- Direction: Only the lines from the start of the data through the line containing "300, 247, 174];" should be written out, exactly as they are, with both ends included and the pictures left out.

- Dataset content:
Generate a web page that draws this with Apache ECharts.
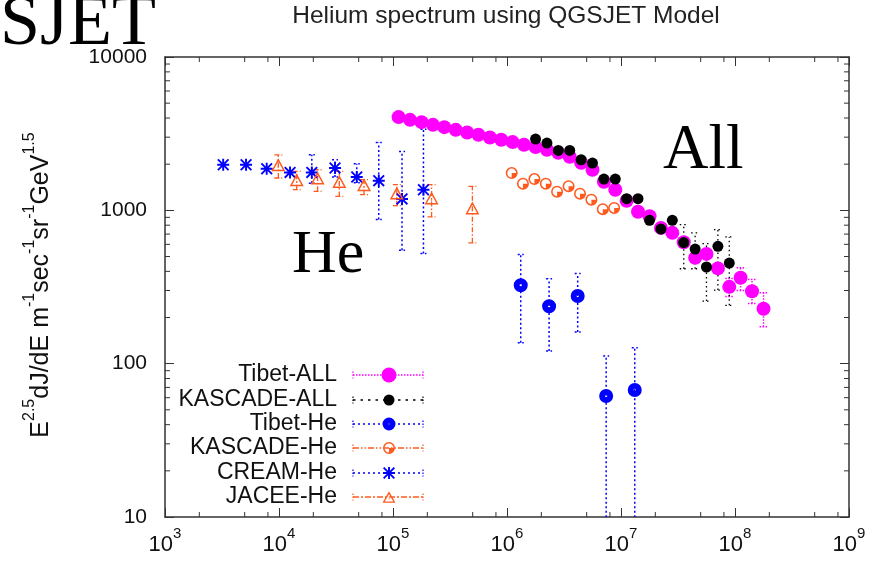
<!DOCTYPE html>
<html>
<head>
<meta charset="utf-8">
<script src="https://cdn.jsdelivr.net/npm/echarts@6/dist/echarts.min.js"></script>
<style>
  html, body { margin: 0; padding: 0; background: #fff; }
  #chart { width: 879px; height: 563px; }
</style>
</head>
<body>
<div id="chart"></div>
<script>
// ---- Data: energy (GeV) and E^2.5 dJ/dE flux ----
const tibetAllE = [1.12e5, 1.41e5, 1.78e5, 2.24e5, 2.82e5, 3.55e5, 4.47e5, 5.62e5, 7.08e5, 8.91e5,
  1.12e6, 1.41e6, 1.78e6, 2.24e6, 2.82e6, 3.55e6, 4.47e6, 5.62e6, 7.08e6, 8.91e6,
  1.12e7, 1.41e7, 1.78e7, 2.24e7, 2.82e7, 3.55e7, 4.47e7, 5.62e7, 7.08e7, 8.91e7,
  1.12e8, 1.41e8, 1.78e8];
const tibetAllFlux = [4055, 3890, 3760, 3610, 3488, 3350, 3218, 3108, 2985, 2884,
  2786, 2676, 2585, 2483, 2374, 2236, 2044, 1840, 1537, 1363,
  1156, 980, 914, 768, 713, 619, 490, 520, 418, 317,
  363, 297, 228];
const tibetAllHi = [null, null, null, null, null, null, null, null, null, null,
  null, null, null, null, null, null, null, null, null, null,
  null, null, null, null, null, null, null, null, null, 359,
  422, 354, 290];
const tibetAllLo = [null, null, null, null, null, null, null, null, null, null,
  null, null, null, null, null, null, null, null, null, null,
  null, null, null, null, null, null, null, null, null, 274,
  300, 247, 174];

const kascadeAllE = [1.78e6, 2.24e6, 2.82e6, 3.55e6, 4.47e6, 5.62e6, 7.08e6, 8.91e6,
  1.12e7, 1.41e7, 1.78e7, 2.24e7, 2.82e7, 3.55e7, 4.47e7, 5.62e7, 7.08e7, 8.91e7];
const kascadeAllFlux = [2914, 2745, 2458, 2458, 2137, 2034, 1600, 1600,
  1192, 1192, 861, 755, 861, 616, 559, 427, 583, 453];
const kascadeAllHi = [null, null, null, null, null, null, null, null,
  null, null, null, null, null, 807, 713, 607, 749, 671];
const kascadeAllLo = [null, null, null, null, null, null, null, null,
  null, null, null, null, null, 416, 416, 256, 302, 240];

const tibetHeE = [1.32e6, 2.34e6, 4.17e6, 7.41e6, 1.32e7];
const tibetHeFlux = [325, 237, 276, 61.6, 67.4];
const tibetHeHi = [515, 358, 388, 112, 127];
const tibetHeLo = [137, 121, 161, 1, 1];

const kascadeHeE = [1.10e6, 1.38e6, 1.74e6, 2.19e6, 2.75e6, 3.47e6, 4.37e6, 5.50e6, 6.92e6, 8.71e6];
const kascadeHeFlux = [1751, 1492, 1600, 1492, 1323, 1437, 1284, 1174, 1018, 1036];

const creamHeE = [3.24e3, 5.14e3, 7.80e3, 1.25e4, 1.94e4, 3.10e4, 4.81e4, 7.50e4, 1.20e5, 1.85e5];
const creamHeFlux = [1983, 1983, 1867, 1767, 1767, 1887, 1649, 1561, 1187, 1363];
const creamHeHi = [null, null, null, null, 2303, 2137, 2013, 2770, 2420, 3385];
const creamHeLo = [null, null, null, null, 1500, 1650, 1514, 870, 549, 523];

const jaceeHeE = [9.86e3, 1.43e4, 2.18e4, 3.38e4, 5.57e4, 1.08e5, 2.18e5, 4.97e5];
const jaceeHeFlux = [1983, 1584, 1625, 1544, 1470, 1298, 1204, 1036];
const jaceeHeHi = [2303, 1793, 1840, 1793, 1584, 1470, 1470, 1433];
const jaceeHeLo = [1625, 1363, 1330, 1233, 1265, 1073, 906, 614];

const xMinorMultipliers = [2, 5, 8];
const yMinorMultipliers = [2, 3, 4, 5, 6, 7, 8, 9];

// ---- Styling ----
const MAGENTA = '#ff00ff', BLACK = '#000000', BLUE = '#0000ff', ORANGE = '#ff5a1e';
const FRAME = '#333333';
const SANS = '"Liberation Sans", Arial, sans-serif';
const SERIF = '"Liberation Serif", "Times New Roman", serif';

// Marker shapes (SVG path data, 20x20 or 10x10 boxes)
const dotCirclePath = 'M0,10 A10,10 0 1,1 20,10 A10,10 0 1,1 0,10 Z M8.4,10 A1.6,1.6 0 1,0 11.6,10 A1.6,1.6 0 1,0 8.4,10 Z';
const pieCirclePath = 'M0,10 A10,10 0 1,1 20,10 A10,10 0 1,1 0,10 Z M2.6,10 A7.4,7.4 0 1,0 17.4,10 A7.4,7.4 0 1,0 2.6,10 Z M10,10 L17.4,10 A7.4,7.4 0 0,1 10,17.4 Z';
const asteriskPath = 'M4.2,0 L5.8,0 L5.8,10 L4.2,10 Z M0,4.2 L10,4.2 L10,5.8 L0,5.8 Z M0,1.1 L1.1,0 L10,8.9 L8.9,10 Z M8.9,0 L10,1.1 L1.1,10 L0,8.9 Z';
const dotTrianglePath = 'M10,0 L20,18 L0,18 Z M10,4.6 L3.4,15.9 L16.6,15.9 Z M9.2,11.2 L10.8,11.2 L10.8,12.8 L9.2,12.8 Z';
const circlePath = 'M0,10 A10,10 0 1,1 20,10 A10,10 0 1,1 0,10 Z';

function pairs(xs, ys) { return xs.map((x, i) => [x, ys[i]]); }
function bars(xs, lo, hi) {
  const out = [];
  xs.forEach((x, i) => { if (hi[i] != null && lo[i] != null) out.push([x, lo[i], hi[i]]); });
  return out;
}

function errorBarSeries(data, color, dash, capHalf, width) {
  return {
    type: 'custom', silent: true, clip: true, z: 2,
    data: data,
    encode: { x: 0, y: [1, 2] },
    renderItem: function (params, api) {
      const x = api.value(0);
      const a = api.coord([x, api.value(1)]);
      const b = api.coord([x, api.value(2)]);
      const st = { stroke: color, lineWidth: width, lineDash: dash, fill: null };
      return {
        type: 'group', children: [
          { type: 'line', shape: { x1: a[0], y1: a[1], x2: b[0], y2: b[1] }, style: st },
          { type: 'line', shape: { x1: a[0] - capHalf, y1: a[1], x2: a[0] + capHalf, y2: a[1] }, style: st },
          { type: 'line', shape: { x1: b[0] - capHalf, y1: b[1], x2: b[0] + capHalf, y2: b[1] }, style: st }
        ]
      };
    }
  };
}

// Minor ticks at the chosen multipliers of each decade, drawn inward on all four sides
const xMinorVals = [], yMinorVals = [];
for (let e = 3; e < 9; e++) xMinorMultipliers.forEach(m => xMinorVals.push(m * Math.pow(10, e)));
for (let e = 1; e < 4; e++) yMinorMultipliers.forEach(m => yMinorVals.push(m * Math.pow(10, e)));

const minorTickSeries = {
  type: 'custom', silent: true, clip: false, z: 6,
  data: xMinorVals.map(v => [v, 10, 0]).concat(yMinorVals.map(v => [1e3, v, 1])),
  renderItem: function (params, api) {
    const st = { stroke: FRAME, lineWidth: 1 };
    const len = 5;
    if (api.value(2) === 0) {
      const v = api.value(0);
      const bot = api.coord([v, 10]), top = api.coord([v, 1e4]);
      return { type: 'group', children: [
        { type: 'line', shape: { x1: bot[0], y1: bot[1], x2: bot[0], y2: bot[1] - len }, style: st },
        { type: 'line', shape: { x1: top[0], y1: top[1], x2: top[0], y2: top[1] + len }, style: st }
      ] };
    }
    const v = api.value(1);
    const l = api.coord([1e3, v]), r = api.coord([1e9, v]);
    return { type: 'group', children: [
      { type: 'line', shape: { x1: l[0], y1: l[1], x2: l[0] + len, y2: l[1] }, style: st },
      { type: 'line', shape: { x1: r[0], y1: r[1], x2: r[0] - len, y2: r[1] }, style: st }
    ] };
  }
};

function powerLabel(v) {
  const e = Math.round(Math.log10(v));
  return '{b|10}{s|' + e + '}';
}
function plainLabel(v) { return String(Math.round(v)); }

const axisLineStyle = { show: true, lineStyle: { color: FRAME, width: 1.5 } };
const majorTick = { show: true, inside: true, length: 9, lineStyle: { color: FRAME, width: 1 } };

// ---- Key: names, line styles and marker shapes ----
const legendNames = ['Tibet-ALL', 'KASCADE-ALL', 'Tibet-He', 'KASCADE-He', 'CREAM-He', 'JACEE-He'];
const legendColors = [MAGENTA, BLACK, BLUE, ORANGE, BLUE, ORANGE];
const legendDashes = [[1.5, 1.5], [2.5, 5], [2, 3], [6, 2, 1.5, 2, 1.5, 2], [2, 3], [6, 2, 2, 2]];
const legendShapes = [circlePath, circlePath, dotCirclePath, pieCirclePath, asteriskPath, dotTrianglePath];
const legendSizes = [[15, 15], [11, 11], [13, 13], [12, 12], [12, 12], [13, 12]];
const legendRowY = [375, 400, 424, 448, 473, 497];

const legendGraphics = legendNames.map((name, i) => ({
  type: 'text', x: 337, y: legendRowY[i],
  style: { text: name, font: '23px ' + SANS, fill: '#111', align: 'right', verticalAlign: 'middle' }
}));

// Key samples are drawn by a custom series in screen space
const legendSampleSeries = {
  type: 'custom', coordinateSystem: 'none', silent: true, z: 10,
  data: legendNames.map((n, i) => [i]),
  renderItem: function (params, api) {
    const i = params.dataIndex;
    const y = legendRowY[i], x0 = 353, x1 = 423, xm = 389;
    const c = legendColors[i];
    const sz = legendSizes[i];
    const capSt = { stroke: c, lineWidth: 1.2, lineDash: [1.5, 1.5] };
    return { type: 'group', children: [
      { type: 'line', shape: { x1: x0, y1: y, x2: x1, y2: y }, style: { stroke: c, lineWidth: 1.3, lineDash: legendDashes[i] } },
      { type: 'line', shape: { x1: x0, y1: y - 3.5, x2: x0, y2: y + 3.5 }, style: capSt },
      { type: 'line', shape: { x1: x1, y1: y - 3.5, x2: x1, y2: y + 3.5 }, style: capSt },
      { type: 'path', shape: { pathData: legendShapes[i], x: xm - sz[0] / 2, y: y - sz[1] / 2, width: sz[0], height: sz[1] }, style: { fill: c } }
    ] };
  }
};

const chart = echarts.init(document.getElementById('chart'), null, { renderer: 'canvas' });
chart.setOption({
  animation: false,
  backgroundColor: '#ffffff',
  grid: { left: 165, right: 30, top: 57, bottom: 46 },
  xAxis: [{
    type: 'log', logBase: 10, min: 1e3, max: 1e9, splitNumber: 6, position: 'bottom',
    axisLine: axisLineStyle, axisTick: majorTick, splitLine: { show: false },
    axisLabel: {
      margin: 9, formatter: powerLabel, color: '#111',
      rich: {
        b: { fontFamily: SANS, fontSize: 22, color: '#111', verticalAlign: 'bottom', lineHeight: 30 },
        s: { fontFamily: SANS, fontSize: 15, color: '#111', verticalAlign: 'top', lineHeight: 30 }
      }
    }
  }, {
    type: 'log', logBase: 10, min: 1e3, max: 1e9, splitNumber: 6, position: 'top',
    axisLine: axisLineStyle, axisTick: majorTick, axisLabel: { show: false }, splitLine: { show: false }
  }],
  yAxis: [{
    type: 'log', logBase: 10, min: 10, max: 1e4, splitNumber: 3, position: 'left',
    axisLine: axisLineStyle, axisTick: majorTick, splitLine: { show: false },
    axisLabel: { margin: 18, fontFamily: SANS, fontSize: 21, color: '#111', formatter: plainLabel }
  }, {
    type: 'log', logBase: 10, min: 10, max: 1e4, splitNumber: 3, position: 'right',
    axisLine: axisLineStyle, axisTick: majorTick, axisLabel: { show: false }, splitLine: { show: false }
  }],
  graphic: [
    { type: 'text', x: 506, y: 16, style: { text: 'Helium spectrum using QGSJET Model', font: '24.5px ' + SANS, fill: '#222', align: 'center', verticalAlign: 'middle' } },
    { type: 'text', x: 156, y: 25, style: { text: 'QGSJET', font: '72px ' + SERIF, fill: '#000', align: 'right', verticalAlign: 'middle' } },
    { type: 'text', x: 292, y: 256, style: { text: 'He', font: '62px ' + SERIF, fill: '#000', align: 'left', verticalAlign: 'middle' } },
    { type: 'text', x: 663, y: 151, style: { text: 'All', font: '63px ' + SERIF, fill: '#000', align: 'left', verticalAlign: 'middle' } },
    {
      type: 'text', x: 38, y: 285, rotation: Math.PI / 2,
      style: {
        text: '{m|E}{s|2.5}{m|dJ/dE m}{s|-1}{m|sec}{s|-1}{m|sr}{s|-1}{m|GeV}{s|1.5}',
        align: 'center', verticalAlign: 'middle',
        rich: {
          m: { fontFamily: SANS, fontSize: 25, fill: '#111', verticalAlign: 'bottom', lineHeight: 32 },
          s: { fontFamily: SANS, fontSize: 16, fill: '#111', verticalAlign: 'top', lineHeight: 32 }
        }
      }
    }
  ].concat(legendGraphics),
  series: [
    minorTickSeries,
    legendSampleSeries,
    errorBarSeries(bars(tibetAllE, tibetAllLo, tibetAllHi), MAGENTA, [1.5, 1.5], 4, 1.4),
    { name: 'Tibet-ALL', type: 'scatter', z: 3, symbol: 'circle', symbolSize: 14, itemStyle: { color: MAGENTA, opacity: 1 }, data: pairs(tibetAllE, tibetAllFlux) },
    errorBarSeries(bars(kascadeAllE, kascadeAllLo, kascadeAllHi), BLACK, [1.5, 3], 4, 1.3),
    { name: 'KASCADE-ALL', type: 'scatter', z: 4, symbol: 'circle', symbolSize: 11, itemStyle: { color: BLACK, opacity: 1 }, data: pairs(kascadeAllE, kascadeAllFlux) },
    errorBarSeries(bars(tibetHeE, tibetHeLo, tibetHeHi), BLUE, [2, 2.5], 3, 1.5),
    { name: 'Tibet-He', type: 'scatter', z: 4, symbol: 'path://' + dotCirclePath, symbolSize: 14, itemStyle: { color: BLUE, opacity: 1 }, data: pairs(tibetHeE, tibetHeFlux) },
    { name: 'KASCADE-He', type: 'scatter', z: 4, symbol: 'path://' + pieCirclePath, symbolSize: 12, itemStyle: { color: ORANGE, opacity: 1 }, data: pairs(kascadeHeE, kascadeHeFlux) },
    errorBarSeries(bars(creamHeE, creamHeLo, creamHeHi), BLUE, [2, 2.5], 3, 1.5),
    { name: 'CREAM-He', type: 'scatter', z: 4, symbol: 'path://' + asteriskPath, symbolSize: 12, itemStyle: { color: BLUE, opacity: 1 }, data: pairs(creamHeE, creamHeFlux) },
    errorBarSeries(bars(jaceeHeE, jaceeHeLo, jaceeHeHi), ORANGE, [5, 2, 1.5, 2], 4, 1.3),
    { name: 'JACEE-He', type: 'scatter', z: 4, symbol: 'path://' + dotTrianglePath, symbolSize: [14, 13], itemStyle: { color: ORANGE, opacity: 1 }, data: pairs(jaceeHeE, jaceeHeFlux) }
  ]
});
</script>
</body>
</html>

- Complete response:
Generate a web page that draws this with Apache ECharts.
<!DOCTYPE html>
<html>
<head>
<meta charset="utf-8">
<script src="https://cdn.jsdelivr.net/npm/echarts@6/dist/echarts.min.js"></script>
<style>
  html, body { margin: 0; padding: 0; background: #fff; }
  #chart { width: 879px; height: 563px; }
</style>
</head>
<body>
<div id="chart"></div>
<script>
// ---- Data: energy (GeV) and E^2.5 dJ/dE flux ----
const tibetAllE = [1.12e5, 1.41e5, 1.78e5, 2.24e5, 2.82e5, 3.55e5, 4.47e5, 5.62e5, 7.08e5, 8.91e5,
  1.12e6, 1.41e6, 1.78e6, 2.24e6, 2.82e6, 3.55e6, 4.47e6, 5.62e6, 7.08e6, 8.91e6,
  1.12e7, 1.41e7, 1.78e7, 2.24e7, 2.82e7, 3.55e7, 4.47e7, 5.62e7, 7.08e7, 8.91e7,
  1.12e8, 1.41e8, 1.78e8];
const tibetAllFlux = [4055, 3890, 3760, 3610, 3488, 3350, 3218, 3108, 2985, 2884,
  2786, 2676, 2585, 2483, 2374, 2236, 2044, 1840, 1537, 1363,
  1156, 980, 914, 768, 713, 619, 490, 520, 418, 317,
  363, 297, 228];
const tibetAllHi = [null, null, null, null, null, null, null, null, null, null,
  null, null, null, null, null, null, null, null, null, null,
  null, null, null, null, null, null, null, null, null, 359,
  422, 354, 290];
const tibetAllLo = [null, null, null, null, null, null, null, null, null, null,
  null, null, null, null, null, null, null, null, null, null,
  null, null, null, null, null, null, null, null, null, 274,
  300, 247, 174];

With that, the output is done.